> **Data shown**
--------

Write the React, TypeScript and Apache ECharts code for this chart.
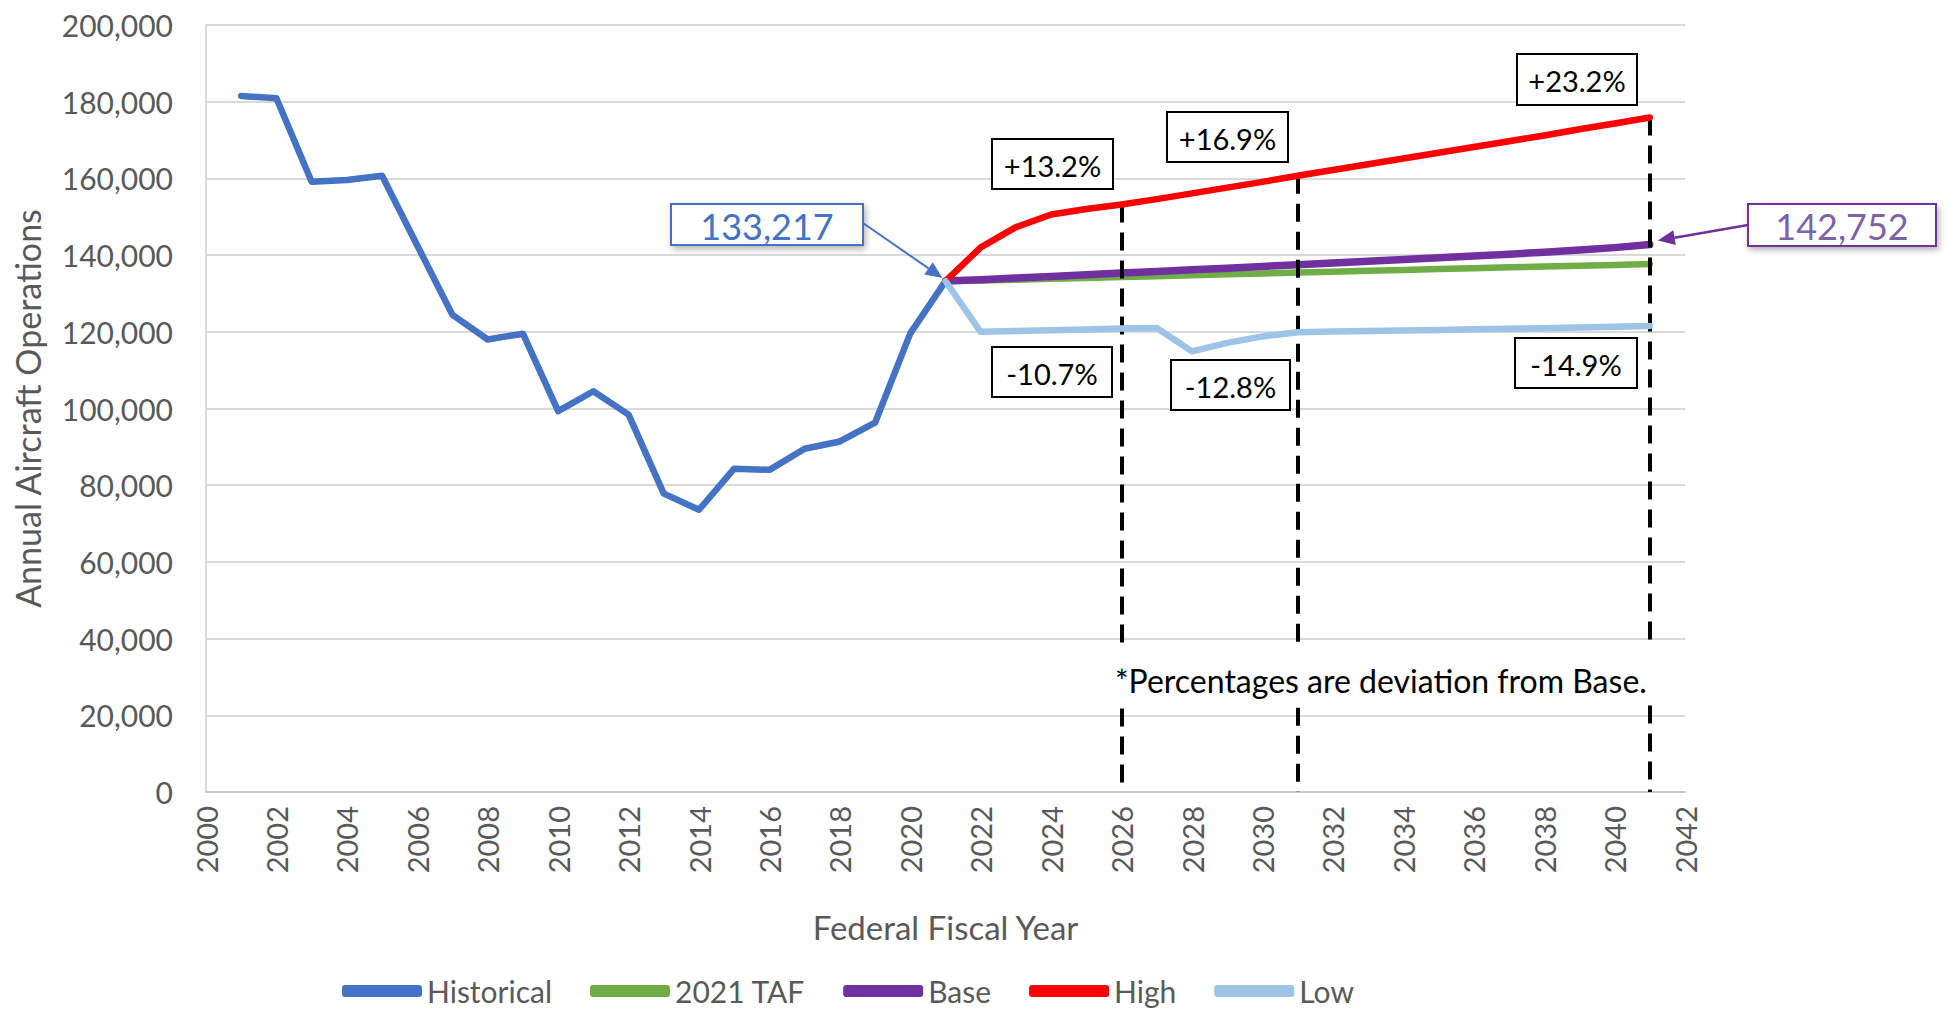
import React, { useEffect, useRef } from "react";
import * as echarts from "echarts";

const histYears = [2001, 2002, 2003, 2004, 2005, 2006, 2007, 2008, 2009, 2010, 2011, 2012, 2013, 2014, 2015, 2016, 2017, 2018, 2019, 2020, 2021];
const historical = [181500, 180900, 159100, 159600, 160700, 142500, 124400, 118000, 119500, 99300, 104500, 98400, 77800, 73600, 84300, 84000, 89500, 91400, 96300, 119600, 133217];

const fcstYears = [2021, 2022, 2023, 2024, 2025, 2026, 2027, 2028, 2029, 2030, 2031, 2032, 2033, 2034, 2035, 2036, 2037, 2038, 2039, 2040, 2041];
const taf = [133217, 133400, 133600, 133850, 134050, 134300, 134500, 134750, 135000, 135200, 135450, 135650, 135900, 136100, 136350, 136550, 136800, 137000, 137250, 137450, 137700];
const base = [133217, 133600, 134000, 134450, 134900, 135350, 135750, 136150, 136600, 137050, 137500, 137950, 138400, 138850, 139300, 139750, 140250, 140750, 141300, 141950, 142752];
const high = [133217, 142000, 147300, 150600, 152000, 153200, 154600, 156100, 157600, 159100, 160700, 162200, 163700, 165200, 166700, 168200, 169700, 171200, 172800, 174300, 175900];
const low = [133217, 120000, 120200, 120400, 120600, 120870, 121000, 114900, 117100, 118800, 119900, 120050, 120200, 120350, 120500, 120650, 120800, 120950, 121100, 121300, 121500];

const markerYears = [2026, 2031, 2041];
const highPctLabels = ["+13.2%", "+16.9%", "+23.2%"];
const lowPctLabels = ["-10.7%", "-12.8%", "-14.9%"];
const startLabel = "133,217";
const endLabel = "142,752";
const footnote = "*Percentages are deviation from Base.";

const seriesNames = ["Historical", "2021 TAF", "Base", "High", "Low"];
const seriesColors = ["#4472C4", "#70AD47", "#7030A0", "#FF0000", "#9DC3E6"];
const seriesWidths = [6.5, 6.5, 7.5, 6.5, 6.5];

const FONT = "Lato, 'Open Sans', sans-serif";

function pairs(xs: number[], ys: number[]) {
  return xs.map((x, i) => [x, ys[i]]);
}

export default function App() {
  const ref = useRef<HTMLDivElement>(null);
  useEffect(() => {
    if (!ref.current) return;
    const chart = echarts.init(ref.current, null, { renderer: "svg" });
    const seriesData = [
      pairs(histYears, historical),
      pairs(fcstYears, taf),
      pairs(fcstYears, base),
      pairs(fcstYears, high),
      pairs(fcstYears, low),
    ];
    const markLines = markerYears.map((yr) => {
      const hv = high[fcstYears.indexOf(yr)];
      return [{ coord: [yr, hv] }, { coord: [yr, 0] }];
    });
    const option: any = {
      animation: false,
      backgroundColor: "#ffffff",
      grid: { left: 206, right: 263, top: 25, bottom: 217, containLabel: false },
      xAxis: {
        type: "value",
        min: 2000,
        max: 2042,
        interval: 2,
        name: "Federal Fiscal Year",
        nameLocation: "middle",
        nameGap: 118,
        nameTextStyle: { color: "#595959", fontSize: 33, fontFamily: FONT },
        axisLine: { show: true, lineStyle: { color: "#C8C8C8", width: 2 } },
        axisTick: { show: false },
        splitLine: { show: false },
        axisLabel: {
          rotate: 90,
          color: "#595959",
          fontSize: 29,
          fontFamily: FONT,
          margin: 14,
          formatter: (v: number) => String(v),
        },
      },
      yAxis: {
        type: "value",
        min: 0,
        max: 200000,
        interval: 20000,
        name: "Annual Aircraft Operations",
        nameLocation: "middle",
        nameRotate: 90,
        nameGap: 162,
        nameTextStyle: { color: "#595959", fontSize: 34, fontFamily: FONT },
        axisLine: { show: true, lineStyle: { color: "#D9D9D9", width: 2 } },
        axisTick: { show: false },
        splitLine: { show: true, lineStyle: { color: "#D9D9D9", width: 2 } },
        axisLabel: { color: "#595959", fontSize: 30, fontFamily: FONT, margin: 33 },
      },
      legend: {
        left: 342,
        top: 976,
        itemWidth: 80,
        itemHeight: 12,
        itemGap: 38,
        icon: "roundRect",
        padding: 0,
        textStyle: { color: "#595959", fontSize: 30, lineHeight: 30, fontFamily: FONT },
        data: seriesNames,
      },
      series: seriesNames.map((name, i) => {
        const s: any = {
          name,
          type: "line",
          data: seriesData[i],
          showSymbol: false,
          symbol: "none",
          color: seriesColors[i],
          lineStyle: { color: seriesColors[i], width: seriesWidths[i], cap: "round", join: "round" },
          z: 2 + i,
        };
        if (name === "High") {
          s.markLine = {
            silent: true,
            symbol: ["none", "none"],
            label: { show: false },
            lineStyle: { color: "#000000", width: 4, type: [18, 10] },
            data: markLines,
          };
        }
        return s;
      }),
    };
    chart.setOption(option);

    const px = (x: number, y: number) => chart.convertToPixel({ xAxisIndex: 0, yAxisIndex: 0 }, [x, y]) as number[];
    const pStart = px(fcstYears[0], base[0]);
    const pEnd = px(fcstYears[fcstYears.length - 1], base[base.length - 1]);

    const arrow = (x1: number, y1: number, x2: number, y2: number, color: string, w: number) => {
      const dx = x2 - x1;
      const dy = y2 - y1;
      const len = Math.sqrt(dx * dx + dy * dy);
      const ux = dx / len;
      const uy = dy / len;
      const hl = 17;
      const hw = 7.5;
      const bx = x2 - ux * hl;
      const by = y2 - uy * hl;
      return [
        { type: "line", z: 100, shape: { x1, y1, x2: bx, y2: by }, style: { stroke: color, lineWidth: w } },
        {
          type: "polygon",
          z: 100,
          shape: { points: [[x2, y2], [bx - uy * hw, by + ux * hw], [bx + uy * hw, by - ux * hw]] },
          style: { fill: color },
        },
      ];
    };

    const box = (x: number, y: number, w: number, h: number, text: string, stroke: string, color: string, size: number, shadow: boolean) => [
      {
        type: "rect",
        z: 100,
        shape: { x, y, width: w, height: h },
        style: {
          fill: "#ffffff",
          stroke,
          lineWidth: 2,
          shadowBlur: shadow ? 6 : 0,
          shadowOffsetX: shadow ? 2 : 0,
          shadowOffsetY: shadow ? 3 : 0,
          shadowColor: "rgba(0,0,0,0.3)",
        },
      },
      {
        type: "text",
        z: 101,
        x: x + w / 2,
        y: y + h / 2 + 1,
        style: {
          text,
          fill: color,
          font: `${size}px ${FONT}`,
          align: "center",
          textAlign: "center",
          verticalAlign: "middle",
          textVerticalAlign: "middle",
        },
      },
    ];

    const highBoxes = [
      [992, 139, 121, 50],
      [1167, 112, 121, 50],
      [1517, 54, 120, 51],
    ];
    const lowBoxes = [
      [992, 347, 120, 50],
      [1171, 360, 119, 50],
      [1515, 338, 122, 50],
    ];

    const graphics: any[] = [];
    highBoxes.forEach((b, i) => graphics.push(...box(b[0], b[1], b[2], b[3], highPctLabels[i], "#000000", "#000000", 29, false)));
    lowBoxes.forEach((b, i) => graphics.push(...box(b[0], b[1], b[2], b[3], lowPctLabels[i], "#000000", "#000000", 29, false)));
    graphics.push(...box(671, 204, 192, 41, startLabel, "#4472C4", "#4472C4", 36, true));
    graphics.push(...box(1748, 204, 188, 42, endLabel, "#7030A0", "#7E62A8", 36, true));
    graphics.push(...arrow(863, 223, pStart[0] - 3, pStart[1] - 3, "#4472C4", 2));
    graphics.push(...arrow(1748, 225, pEnd[0] + 8, pEnd[1] - 4, "#7030A0", 2.5));
    graphics.push({ type: "rect", z: 99, shape: { x: 1108, y: 648, width: 548, height: 56 }, style: { fill: "#ffffff" } });
    graphics.push({
      type: "text",
      z: 101,
      x: 1115,
      y: 680,
      style: { text: footnote, fill: "#000000", font: `32px ${FONT}`, align: "left", textAlign: "left", verticalAlign: "middle", textVerticalAlign: "middle" },
    });

    chart.setOption({ graphic: graphics });

    return () => chart.dispose();
  }, []);
  return <div ref={ref} style={{ position: "fixed", left: 0, top: 0, width: 1948, height: 1009, background: "#fff" }} />;
}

--------

> **Task prompt**
Exactly restate the lines from the beginning of the data through the line with "96300, 119600, 133217];", and no others, keeping pictures out.

> **Result of this exercise**
Write the React, TypeScript and Apache ECharts code for this chart.
import React, { useEffect, useRef } from "react";
import * as echarts from "echarts";

const histYears = [2001, 2002, 2003, 2004, 2005, 2006, 2007, 2008, 2009, 2010, 2011, 2012, 2013, 2014, 2015, 2016, 2017, 2018, 2019, 2020, 2021];
const historical = [181500, 180900, 159100, 159600, 160700, 142500, 124400, 118000, 119500, 99300, 104500, 98400, 77800, 73600, 84300, 84000, 89500, 91400, 96300, 119600, 133217];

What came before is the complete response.